STATED PROBLEM:
Repeat the listing in full, word for word.

* start *

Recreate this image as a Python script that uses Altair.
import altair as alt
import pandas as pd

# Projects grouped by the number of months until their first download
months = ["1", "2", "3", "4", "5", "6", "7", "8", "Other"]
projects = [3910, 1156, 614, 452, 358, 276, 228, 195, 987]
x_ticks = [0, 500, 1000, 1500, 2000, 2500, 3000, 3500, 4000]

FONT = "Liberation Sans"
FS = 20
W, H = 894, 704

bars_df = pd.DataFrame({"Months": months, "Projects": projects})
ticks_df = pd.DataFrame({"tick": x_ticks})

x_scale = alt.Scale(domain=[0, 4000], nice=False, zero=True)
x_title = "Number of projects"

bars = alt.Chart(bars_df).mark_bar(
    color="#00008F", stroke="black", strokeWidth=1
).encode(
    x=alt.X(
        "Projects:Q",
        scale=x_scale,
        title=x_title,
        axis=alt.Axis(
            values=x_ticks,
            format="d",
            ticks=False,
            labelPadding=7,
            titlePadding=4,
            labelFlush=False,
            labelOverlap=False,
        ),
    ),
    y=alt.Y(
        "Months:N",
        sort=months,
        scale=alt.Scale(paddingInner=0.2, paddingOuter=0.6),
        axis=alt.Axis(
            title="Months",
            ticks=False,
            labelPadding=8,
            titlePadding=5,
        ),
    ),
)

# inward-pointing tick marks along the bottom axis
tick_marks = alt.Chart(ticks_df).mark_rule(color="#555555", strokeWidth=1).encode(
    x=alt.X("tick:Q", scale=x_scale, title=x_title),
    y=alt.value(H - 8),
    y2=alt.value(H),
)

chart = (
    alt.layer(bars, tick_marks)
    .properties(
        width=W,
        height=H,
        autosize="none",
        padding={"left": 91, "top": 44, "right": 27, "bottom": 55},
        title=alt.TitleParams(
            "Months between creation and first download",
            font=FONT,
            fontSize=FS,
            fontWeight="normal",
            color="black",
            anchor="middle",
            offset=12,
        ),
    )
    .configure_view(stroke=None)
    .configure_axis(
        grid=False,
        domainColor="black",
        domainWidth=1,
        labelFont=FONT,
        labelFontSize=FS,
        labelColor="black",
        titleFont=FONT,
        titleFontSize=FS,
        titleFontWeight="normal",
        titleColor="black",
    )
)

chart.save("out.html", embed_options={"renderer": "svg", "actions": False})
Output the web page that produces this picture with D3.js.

* end *

SOLUTION TO THIS TASK:
Recreate this image as a Python script that uses Altair.
import altair as alt
import pandas as pd

# Projects grouped by the number of months until their first download
months = ["1", "2", "3", "4", "5", "6", "7", "8", "Other"]
projects = [3910, 1156, 614, 452, 358, 276, 228, 195, 987]
x_ticks = [0, 500, 1000, 1500, 2000, 2500, 3000, 3500, 4000]

FONT = "Liberation Sans"
FS = 20
W, H = 894, 704

bars_df = pd.DataFrame({"Months": months, "Projects": projects})
ticks_df = pd.DataFrame({"tick": x_ticks})

x_scale = alt.Scale(domain=[0, 4000], nice=False, zero=True)
x_title = "Number of projects"

bars = alt.Chart(bars_df).mark_bar(
    color="#00008F", stroke="black", strokeWidth=1
).encode(
    x=alt.X(
        "Projects:Q",
        scale=x_scale,
        title=x_title,
        axis=alt.Axis(
            values=x_ticks,
            format="d",
            ticks=False,
            labelPadding=7,
            titlePadding=4,
            labelFlush=False,
            labelOverlap=False,
        ),
    ),
    y=alt.Y(
        "Months:N",
        sort=months,
        scale=alt.Scale(paddingInner=0.2, paddingOuter=0.6),
        axis=alt.Axis(
            title="Months",
            ticks=False,
            labelPadding=8,
            titlePadding=5,
        ),
    ),
)

# inward-pointing tick marks along the bottom axis
tick_marks = alt.Chart(ticks_df).mark_rule(color="#555555", strokeWidth=1).encode(
    x=alt.X("tick:Q", scale=x_scale, title=x_title),
    y=alt.value(H - 8),
    y2=alt.value(H),
)

chart = (
    alt.layer(bars, tick_marks)
    .properties(
        width=W,
        height=H,
        autosize="none",
        padding={"left": 91, "top": 44, "right": 27, "bottom": 55},
        title=alt.TitleParams(
            "Months between creation and first download",
            font=FONT,
            fontSize=FS,
            fontWeight="normal",
            color="black",
            anchor="middle",
            offset=12,
        ),
    )
    .configure_view(stroke=None)
    .configure_axis(
        grid=False,
        domainColor="black",
        domainWidth=1,
        labelFont=FONT,
        labelFontSize=FS,
        labelColor="black",
        titleFont=FONT,
        titleFontSize=FS,
        titleFontWeight="normal",
        titleColor="black",
    )
)

chart.save("out.html", embed_options={"renderer": "svg", "actions": False})
Output the web page that produces this picture with D3.js.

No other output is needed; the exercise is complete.